Wednesday, 21 May 2014

Review of The Edge of the Woods by Ceinwen Langley

On Emma’s fifth birthday, she and Mama picnic in the meadow near the village. It’s an idyllic scene, surrounded by wildflowers and dancing fireflies – until Emma strays too close to the woods and earns a smack and a stern warning. No one goes near the woods. Young girls who do have been known to disappear in the middle of the night.

But when Mama falls asleep, the fireflies lead Emma to a strange young boy making music in the woods.

By the time Emma turns seventeen she thinks the boy in the woods was just a dream. Now she’s more concerned with the very real dilemma facing her. Everyone must marry at eighteen or face a life of poverty and being shunned by the villagers. For the girls of this sexist society, it’s marriage or nothing: “Almost every adult in the village is referred to by their job, and for the women that means ‘wife’.” The problem is, there are only two boys turning eighteen, and four girls, and all the girls have more money and social standing than Emma and her widowed mother.

The village is well and truly under the thumb of the mayor, whose son is one of the available boys. The mayor is one of those people who use the rules of their religion as a weapon to control everyone else, instead of embracing its actual teachings as the compassionate and principled Emma does.

Two such opposite people are bound to clash, and at first it seems as though the mayor has all the advantages on his side. But Emma has love – the love of her mother, of her outcast friend, even of the mysterious boy in the woods – and love can be a great force for good.
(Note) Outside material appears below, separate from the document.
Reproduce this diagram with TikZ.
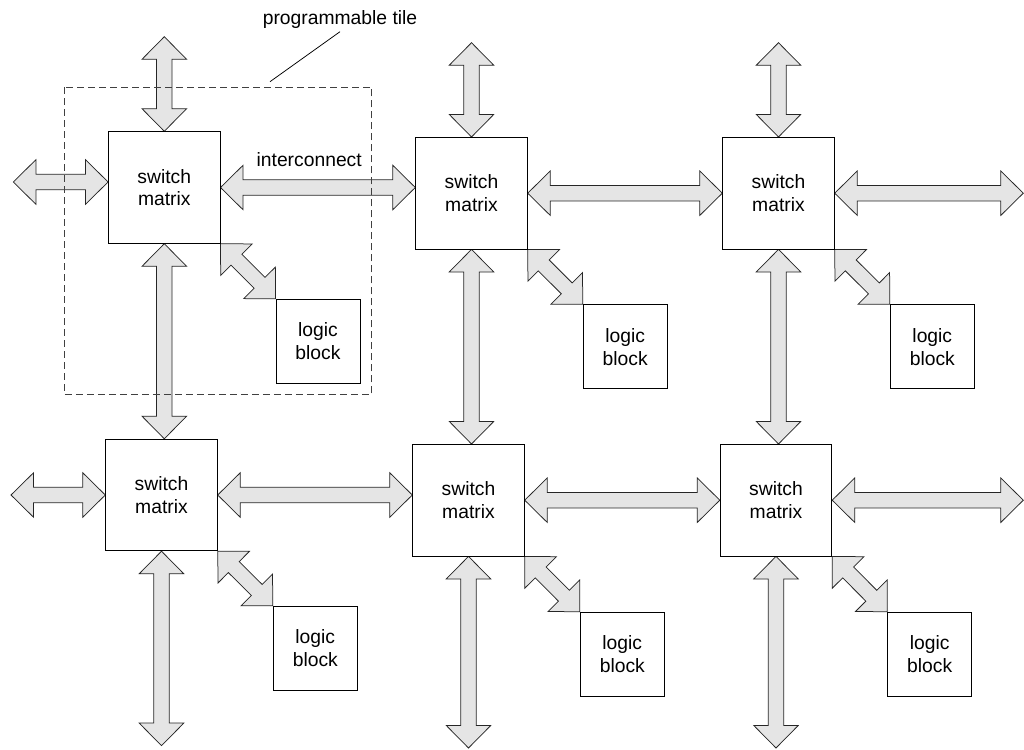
\documentclass[tikz,border=0pt]{standalone}
\usepackage{fontspec}
\setmainfont{Liberation Sans}
\usetikzlibrary{calc,backgrounds}

\definecolor{busfill}{gray}{0.9}
\newcommand\diagfont{\fontsize{19.3pt}{22.7pt}\selectfont}

% bus arrow geometry
\newcommand\bushead{22.6pt}
\newcommand\buswing{22.3pt}
\newcommand\busshaft{7.7pt}

% wide double-headed bus arrow between two points
\newcommand\bus[2]{%
  \draw[busstyle] (#1)
    -- ($(#1)!\bushead!(#2)!\buswing!90:(#2)$)
    -- ($(#1)!\bushead!(#2)!\busshaft!90:(#2)$)
    -- ($(#2)!\bushead!(#1)!\busshaft!-90:(#1)$)
    -- ($(#2)!\bushead!(#1)!\buswing!-90:(#1)$)
    -- (#2)
    -- ($(#2)!\bushead!(#1)!\buswing!90:(#1)$)
    -- ($(#2)!\bushead!(#1)!\busshaft!90:(#1)$)
    -- ($(#1)!\bushead!(#2)!\busshaft!-90:(#2)$)
    -- ($(#1)!\bushead!(#2)!\buswing!-90:(#2)$)
    -- cycle;}

\tikzset{
  swbox/.style={draw=black, fill=white, line width=0.9pt, minimum size=111.5pt,
    inner sep=0pt, align=center, font=\diagfont},
  lgbox/.style={draw=black, fill=white, line width=0.9pt, minimum size=84pt,
    inner sep=0pt, align=center, font=\diagfont},
  busstyle/.style={draw=black!85, fill=busfill, line width=0.75pt, line join=miter},
  tileframe/.style={draw=black!75, line width=0.9pt, dash pattern=on 7pt off 4pt},
  label/.style={inner sep=0pt, font=\diagfont, anchor=base},
}

\begin{document}
\begin{tikzpicture}[x=1pt, y=-1pt]
\useasboundingbox (0,0) rectangle (1024,749);

% switch matrices
\node[swbox] (sm11) at (164.3,187.5) {switch\\matrix};
\node[swbox] (sm12) at (471.5,193.2) {switch\\matrix};
\node[swbox] (sm13) at (778.5,193.2) {switch\\matrix};
\node[swbox] (sm21) at (161.5,495.0) {switch\\matrix};
\node[swbox] (sm22) at (468.5,500.2) {switch\\matrix};
\node[swbox] (sm23) at (776.0,500.2) {switch\\matrix};

% logic blocks
\node[lgbox] (lb11) at (318.0,341.3) {logic\\block};
\node[lgbox] (lb12) at (625.2,346.8) {logic\\block};
\node[lgbox] (lb13) at (932.3,346.8) {logic\\block};
\node[lgbox] (lb21) at (315.3,648.3) {logic\\block};
\node[lgbox] (lb22) at (622.3,654.2) {logic\\block};
\node[lgbox] (lb23) at (929.7,654.2) {logic\\block};

% free ends of the buses at the edge of the array
\coordinate (t1) at (164.3,36.7);
\coordinate (t2) at (471.5,42.7);
\coordinate (t3) at (778.5,42.7);
\coordinate (l1) at (13.3,182.0);
\coordinate (l2) at (11.0,495.0);
\coordinate (r1) at (1023.3,193.2);
\coordinate (r2) at (1023.3,500.2);
\coordinate (b1) at (161.5,745.7);
\coordinate (b2) at (468.5,748.0);
\coordinate (b3) at (776.0,748.0);

\begin{pgfonlayer}{background}
  \fill[white] (0,0) rectangle (1024,749);
  % upper row
  \bus{t1}{sm11.north}
  \bus{t2}{sm12.north}
  \bus{t3}{sm13.north}
  \bus{l1}{l1 -| sm11.west}
  \bus{sm11.east}{sm11.east -| sm12.west}
  \bus{sm12.east}{sm13.west}
  \bus{sm13.east}{r1}
  \bus{sm11.south east}{lb11.north west}
  \bus{sm12.south east}{lb12.north west}
  \bus{sm13.south east}{lb13.north west}
  % between the rows
  \bus{sm11.south}{sm11.south |- sm21.north}
  \bus{sm12.south}{sm12.south |- sm22.north}
  \bus{sm13.south}{sm13.south |- sm23.north}
  % lower row
  \bus{l2}{sm21.west}
  \bus{sm21.east}{sm21.east -| sm22.west}
  \bus{sm22.east}{sm23.west}
  \bus{sm23.east}{r2}
  \bus{sm21.south east}{lb21.north west}
  \bus{sm22.south east}{lb22.north west}
  \bus{sm23.south east}{lb23.north west}
  \bus{sm21.south}{b1}
  \bus{sm22.south}{b2}
  \bus{sm23.south}{b3}
\end{pgfonlayer}

% labels
\node[label] (icon) at (309.2,166.7) {interconnect};
\node[label] (tilelabel) at (340.0,25.0) {programmable tile};

% one programmable tile
\draw[tileframe] (64.0,87.3) rectangle (371.7,394.5);
\coordinate (leadend) at (270.0,81.7);
\draw[line width=0.75pt] ([yshift=-2.5pt]tilelabel.south) -- (leadend);
\end{tikzpicture}
\end{document}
This isn’t an epic story with great magics and kingdoms at stake, but Langley will have you caring very much for the fate of Emma and her little world. Her characters are real people facing difficult decisions. Some of Emma’s choices are particularly hard as they affect not only her own life but the fate of her beloved mother, and I really like that about this book. Parents are often conveniently absent in YA books, leaving the heroine free to pursue whatever excitement and/or romance she wishes without consequence, which is very unrealistic.

There is a romance, but it’s only one aspect of Emma’s life, not the be-all and end-all. Langley shows that other kinds of love are just as important, and that it’s the ties that bind us to our families, the promises we make to our friends, that really make us who we are. Emma is a strong character and a great role model. She’s tempted by the easy path, she’s almost seduced by magic, but in the end she remains true to her values and finds a way forward not only for herself but her whole community.

And what is in the woods? Perhaps not what you might expect – or, if you’ve read some of the older, darker fairy tales, perhaps it is. I was very glad there were no easy answers waiting for Emma under the trees. I enjoyed The Edge of the Woods very much. It has a very likeable heroine, a little magic and a lot of heart.